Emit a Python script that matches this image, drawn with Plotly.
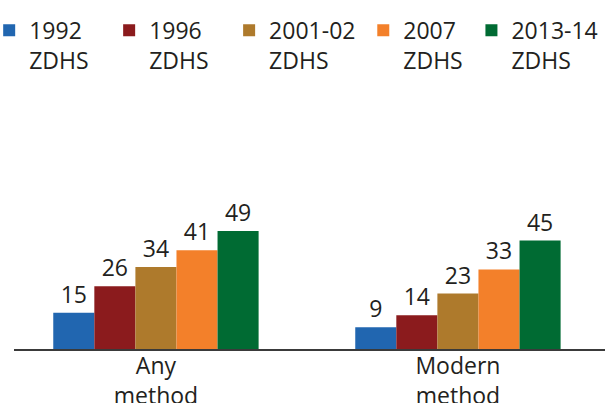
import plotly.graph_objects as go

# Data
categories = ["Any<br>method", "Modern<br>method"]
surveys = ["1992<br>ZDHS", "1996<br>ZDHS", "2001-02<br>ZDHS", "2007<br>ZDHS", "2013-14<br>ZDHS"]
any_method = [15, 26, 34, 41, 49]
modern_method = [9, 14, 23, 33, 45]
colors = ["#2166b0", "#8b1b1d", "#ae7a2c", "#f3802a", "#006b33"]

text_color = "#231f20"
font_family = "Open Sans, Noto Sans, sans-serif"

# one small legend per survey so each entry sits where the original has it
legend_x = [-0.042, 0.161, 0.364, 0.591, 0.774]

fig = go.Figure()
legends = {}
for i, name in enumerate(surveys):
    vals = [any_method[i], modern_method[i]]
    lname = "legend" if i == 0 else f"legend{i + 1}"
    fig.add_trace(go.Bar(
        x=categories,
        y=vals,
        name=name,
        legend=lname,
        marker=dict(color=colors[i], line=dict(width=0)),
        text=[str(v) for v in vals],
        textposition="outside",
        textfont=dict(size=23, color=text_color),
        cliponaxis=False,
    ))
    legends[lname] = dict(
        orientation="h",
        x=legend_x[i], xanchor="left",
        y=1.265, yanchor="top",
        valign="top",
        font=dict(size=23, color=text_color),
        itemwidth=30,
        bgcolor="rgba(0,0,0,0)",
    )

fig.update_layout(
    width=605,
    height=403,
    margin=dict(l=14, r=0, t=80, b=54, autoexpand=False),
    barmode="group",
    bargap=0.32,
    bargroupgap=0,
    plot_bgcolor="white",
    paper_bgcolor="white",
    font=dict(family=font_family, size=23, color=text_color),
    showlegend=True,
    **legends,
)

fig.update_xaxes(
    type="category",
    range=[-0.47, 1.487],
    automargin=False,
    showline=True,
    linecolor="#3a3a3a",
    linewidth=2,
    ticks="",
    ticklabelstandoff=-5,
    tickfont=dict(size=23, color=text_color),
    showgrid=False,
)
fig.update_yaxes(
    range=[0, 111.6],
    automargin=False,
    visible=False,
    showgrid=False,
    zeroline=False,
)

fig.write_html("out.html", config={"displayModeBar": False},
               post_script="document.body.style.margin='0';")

**Problem to solve:**
Write out each line of the listing above, exactly, from its first line to the line holding "legend_x = [-0.042, 0.161, 0.364, 0.591, 0.774]", inclusive. Skip the pictures.

**Answer to the task:**
Emit a Python script that matches this image, drawn with Plotly.
import plotly.graph_objects as go

# Data
categories = ["Any<br>method", "Modern<br>method"]
surveys = ["1992<br>ZDHS", "1996<br>ZDHS", "2001-02<br>ZDHS", "2007<br>ZDHS", "2013-14<br>ZDHS"]
any_method = [15, 26, 34, 41, 49]
modern_method = [9, 14, 23, 33, 45]
colors = ["#2166b0", "#8b1b1d", "#ae7a2c", "#f3802a", "#006b33"]

text_color = "#231f20"
font_family = "Open Sans, Noto Sans, sans-serif"

# one small legend per survey so each entry sits where the original has it
legend_x = [-0.042, 0.161, 0.364, 0.591, 0.774]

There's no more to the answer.